![USS Seahorse file photo [17829] USS Seahorse file photo [17829]](/images/ship_seahorse1.jpg)



Seahorse
Country | United States |
Ship Class | Balao-class Submarine |
Hull Number | SS-304 |
Builder | Mare Island Navy Yard |
Laid Down | 1 Jul 1942 |
Launched | 9 Jan 1943 |
Commissioned | 31 Mar 1943 |
Decommissioned | 2 Mar 1946 |
Displacement | 1,550 tons standard; 2,424 tons submerged |
Length | 312 feet |
Beam | 27 feet |
Draft | 17 feet |
Machinery | Four Fairbanks-Morse Model 38D8-1/8 9-cyl diesel engines (5,400shp), four Elliott electric motors (2,740shp), two 126-cell Sargo batteries, two propellers |
Speed | 20 knots |
Range | 11,000nm at 10 knots surfaced, 48 hours at 2 knots submerged |
Crew | 81 |
Armament | 6x533mm forward torpedo tubes, 4x533mm aft torpedo tubes, 24 torpedoes, 1x127mm deck gun |
Submerged Speed | 8.75 knots |
Contributor: C. Peter Chen
ww2dbaseUSS Seahorse was commissioned into service in Mar 1943. After shakedown and training cruises, she departed the west coast of the United States for Pearl Harbor, US Territory of Hawaii, from where she would embark on her first war patrol in Aug 1943. She would make a total of eight war patrols, most of which saw her sinking Japanese vessels ranking from small sail boats to large cargo ships; on 20 Apr 1944, she encountered a warship, Japanese submarine RO-45, and promptly destroyed her as well.
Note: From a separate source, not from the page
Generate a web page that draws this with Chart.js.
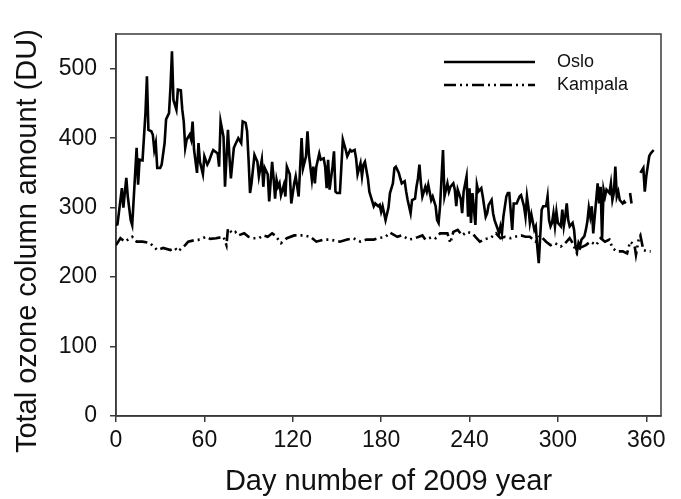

She ended the war while on lifeguard station 40 miles southeast of Hachijo Jima of Izu Islands south of Japan, about 250 kilometers south of Tokyo, Japan. She was decommissioned from service at Mare Island Naval Shipyard at Vallejo, California, United States in Mar 1946 and was placed in reserve until she was removed from the US Navy Register in Mar 1967. She was sold for scrap in the following year.